In 2008, engineers at Harvard University achieved room temperature emission of several hundred nanowatts of coherent terahertz radiation using a semiconductor source. THz radiation was generated by nonlinear mixing of two modes in a mid-infrared quantum cascade laser. Previous sources had required cryogenic cooling, which greatly limited their use in everyday applications.
In 2009, it was discovered that the act of unpeeling adhesive tape generates non-polarized terahertz radiation, with a narrow peak at 2 THz and a broader peak at 18 THz. The mechanism of its creation is tribocharging of the adhesive tape and subsequent discharge; this was hypothesized to involve bremsstrahlung with absorption or energy density focusing during dielectric breakdown of a gas.
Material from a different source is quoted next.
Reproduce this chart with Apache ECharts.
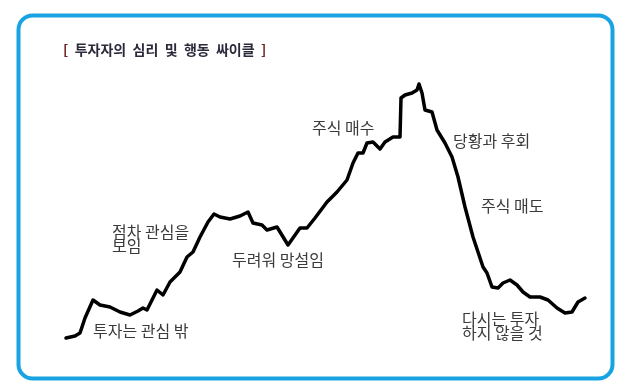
<!DOCTYPE html>
<html>
<head>
<meta charset="utf-8">
<script src="https://cdn.jsdelivr.net/npm/echarts@6/dist/echarts.min.js"></script>
<style>
html,body{margin:0;padding:0;background:#fff;}
#chart{width:620px;height:389px;}
</style>
</head>
<body>
<div id="chart"></div>
<script>
// Time steps (horizontal) and price level (vertical, higher = higher price)
const timeSteps = [66,75,80,85,93,100,110,120,130,138,143,147,152,157,163,170,180,187,193,200,208,214,220,230,240,248,253,262,267,277,288,300,307,315,327,337,347,353,358,363,367,373,380,385,393,400,401,405,412,417,419,422,425,432,437,445,452,458,465,473,478,483,487,492,498,503,510,517,523,530,540,548,557,565,572,578,585];
const priceLevel = [51,53,56,71,89,84,82,77,74,78,81,79,89,99,94,107,117,132,137,152,167,175,172,170,173,177,166,164,159,162,144,161,161,171,187,197,209,226,236,236,246,247,240,247,252,252,291,294,296,299,305,296,279,277,259,246,232,212,182,152,137,122,116,102,101,106,109,104,97,92,92,89,81,76,77,87,91];

const titleText = '투자자의  심리  및  행동  싸이클';
const notes = [
  {text:'주식 매수', x:312, y:120},
  {text:'당황과 후회', x:453, y:133},
  {text:'주식 매도', x:481, y:198},
  {text:'점차 관심을\n보임', x:112, y:224},
  {text:'두려워 망설임', x:232, y:252},
  {text:'투자는 관심 밖', x:93, y:323},
  {text:'다시는 투자\n하지 않을 것', x:462, y:311}
];

const chart = echarts.init(document.getElementById('chart'), null, {renderer:'canvas'});
const lineData = timeSteps.map((t,i)=>[t, priceLevel[i]]);

chart.setOption({
  backgroundColor:'#ffffff',
  animation:false,
  title:{
    text:'{b|[  }{t|' + titleText + '}{b|  ]}',
    left:58, top:38,
    textStyle:{
      rich:{
        b:{color:'#6e1f1f', fontSize:14, fontWeight:'bold', fontFamily:'Noto Sans CJK KR'},
        t:{color:'#2a2a3a', fontSize:14, fontWeight:'bold', fontFamily:'Noto Sans CJK KR'}
      }
    }
  },
  grid:{left:0, right:0, top:0, bottom:0},
  xAxis:{type:'value', min:0, max:620, show:false},
  yAxis:{type:'value', min:0, max:389, show:false},
  series:[{
    type:'line',
    data:lineData,
    symbol:'none',
    smooth:false,
    lineStyle:{color:'#000', width:3.5, join:'round', cap:'round'}
  }],
  graphic:[
    {type:'rect', left:16, top:13, shape:{width:594, height:363, r:14},
     style:{fill:'none', stroke:'#19a3e2', lineWidth:4}, z:100}
  ].concat(notes.map(n=>({
    type:'text', left:n.x, top:n.y,
    style:{text:n.text, fill:'#3a3a3a', font:'16px "Noto Sans CJK KR"', lineHeight:14}
  })))
});
</script>
</body>
</html>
In 2013, researchers at Georgia Institute of Technology's Broadband Wireless Networking Laboratory and the Polytechnic University of Catalonia developed a method to create a graphene antenna: an antenna that would be shaped into graphene strips from 10 to 100 nanometers wide and one micrometer long. Such an antenna could be used to emit radio waves in the terahertz frequency range.
Terahertz gap
Until the 2008 manufacture of an EO Dipole Dendrimer Excitation emitter, no practical technologies existed for generating and detecting radiation in a frequency band in the THz region, known as the "terahertz gap". This gap has previously been defined as 0.1 to 10 THz although the upper boundary is considered by some sources as 30 THz. Until the 2008 DDE implementation by Applied Research & Photonics Inc., frequencies within the range from 0.1 to 30THz, useful power generation and receiver technologies were inefficient and unfeasible. Since 2008, ARP has commercially manufactured sub-nanometer resolution 3D Imaging & Spectroscopy tools, known as TeraSpectra.Mass production of devices in this range and operation at room temperature are mostly impractical. This leaves a gap between mature microwave technologies in the highest frequencies of the radio spectrum and the well-developed optical engineering of infrared detectors in their lowest frequencies. This radiation is mostly used in small-scale, specialized applications such as submillimetre astronomy. Research that attempts to resolve this issue has been conducted since the late 20th century.
In 2024, an experiment was published by German researchers where a TDLAS experiment at 4.75 THz was performed in "infrared quality" with an uncooled pyroelectric receiver. The THz source was a cw DFB-QC-Laser operating at 43.3 K, with laser currents between 480 mA and 600 mA.